▶ What the exercise asks:
Go through the lines below and copy each one that holds the string "seaborn".

▶ Data records:
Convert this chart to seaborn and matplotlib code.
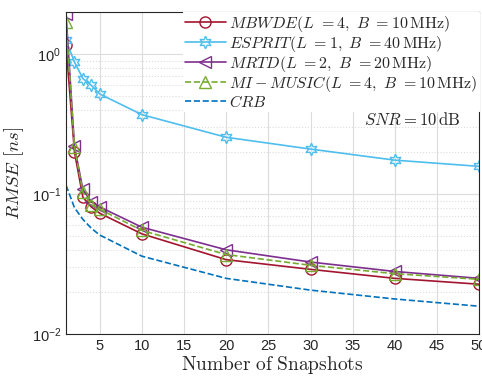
import numpy as np
import pandas as pd
import seaborn as sns
import matplotlib
matplotlib.use("Agg")
import matplotlib.pyplot as plt
from matplotlib.ticker import LogLocator, NullFormatter

sns.set_theme(style="white")
plt.rcParams['font.family'] = ['Liberation Sans', 'DejaVu Sans']
plt.rcParams['mathtext.fontset'] = 'cm'

snapshots = [1, 2, 3, 4, 5, 10, 20, 30, 40, 50]
mbwde = [1.16, 0.20, 0.095, 0.081, 0.073, 0.052, 0.034, 0.029, 0.025, 0.0227]
esprit = [1.26, 0.88, 0.67, 0.60, 0.52, 0.37, 0.255, 0.21, 0.175, 0.158]
mrtd = [1.93, 0.22, 0.108, 0.088, 0.081, 0.058, 0.040, 0.0327, 0.028, 0.025]
mimusic = [1.69, 0.217, 0.103, 0.084, 0.078, 0.055, 0.037, 0.031, 0.027, 0.0246]
crb = [0.116, 0.080, 0.066, 0.057, 0.051, 0.036, 0.025, 0.0206, 0.0178, 0.0158]

labels = [r"$MBWDE(L\ =4,\ B\ =10\,\mathrm{MHz})$",
          r"$ESPRIT(L\ =1,\ B\ =40\,\mathrm{MHz})$",
          r"$MRTD(L\ =2,\ B\ =20\,\mathrm{MHz})$",
          r"$MI-MUSIC(L\ =4,\ B\ =10\,\mathrm{MHz})$",
          r"$CRB$"]
series = [mbwde, esprit, mrtd, mimusic, crb]
colors = ["#A2142F", "#4DBEEE", "#7E2F8E", "#77AC30", "#0072BD"]
markers = ["o", (6, 1, 0), "<", "^", None]
styles = ["-", "-", "-", "--", "--"]
msizes = [8, 9, 9, 9, 0]

df = pd.DataFrame({"x": snapshots * 5,
                   "y": sum(series, []),
                   "s": sum([[l] * len(snapshots) for l in labels], [])})

fig = plt.figure(figsize=(4.82, 3.8), dpi=100)
ax = fig.add_axes([0.137, 0.121, 0.857, 0.847])

for lab, col, mk, ls, ms in zip(labels, colors, markers, styles, msizes):
    sub = df[df.s == lab]
    sns.lineplot(data=sub, x="x", y="y", ax=ax, color=col, linestyle=ls,
                 marker=mk if mk is not None else None, markersize=ms,
                 markerfacecolor="none", markeredgecolor=col, markeredgewidth=1.0,
                 linewidth=1.2, label=lab)

ax.set_yscale("log")
ax.set_xlim(1, 50)
ax.set_ylim(0.01, 2)
ax.set_xticks([5, 10, 15, 20, 25, 30, 35, 40, 45, 50])
ax.yaxis.set_major_locator(LogLocator(base=10, numticks=10))
ax.yaxis.set_minor_locator(LogLocator(base=10, subs=np.arange(2, 10), numticks=20))
ax.yaxis.set_minor_formatter(NullFormatter())
ax.grid(True, which="major", color="#dcdcdc", linewidth=0.8)
ax.grid(True, which="minor", axis="y", color="#dcdcdc", linestyle=":", linewidth=0.8)
ax.tick_params(direction="in", which="both", length=3, labelsize=10.5, colors="#262626")
ax.tick_params(which="minor", length=1.5)
for sp in ax.spines.values():
    sp.set_color("#262626")
    sp.set_linewidth(0.8)

ax.set_xlabel(r"$\mathrm{Number\ of\ Snapshots}$", fontsize=14, color="#262626", labelpad=1)
ax.set_ylabel(r"$RMSE\ [ns]$", fontsize=13.5, color="#262626")
ax.text(0.954, 0.665, r"$SNR=10\,\mathrm{dB}$", transform=ax.transAxes, ha="right",
        va="center", fontsize=12, zorder=10)

leg = ax.legend(loc="upper right", fontsize=11.5, frameon=True, fancybox=False,
                facecolor="white", edgecolor="white", framealpha=1,
                borderaxespad=0, handlelength=2.6,
                handletextpad=0.2, labelspacing=0.0, borderpad=0.1)
leg.get_frame().set_linewidth(0.8)

fig.savefig("out.png", dpi=100)
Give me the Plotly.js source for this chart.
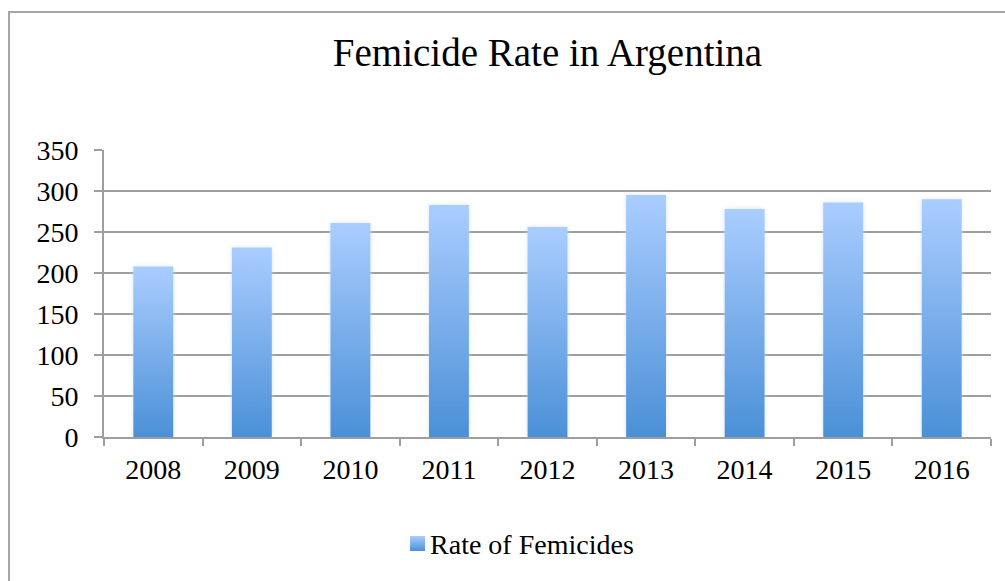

▶ Response for this exercise:
Convert this chart to seaborn and matplotlib code.
import seaborn as sns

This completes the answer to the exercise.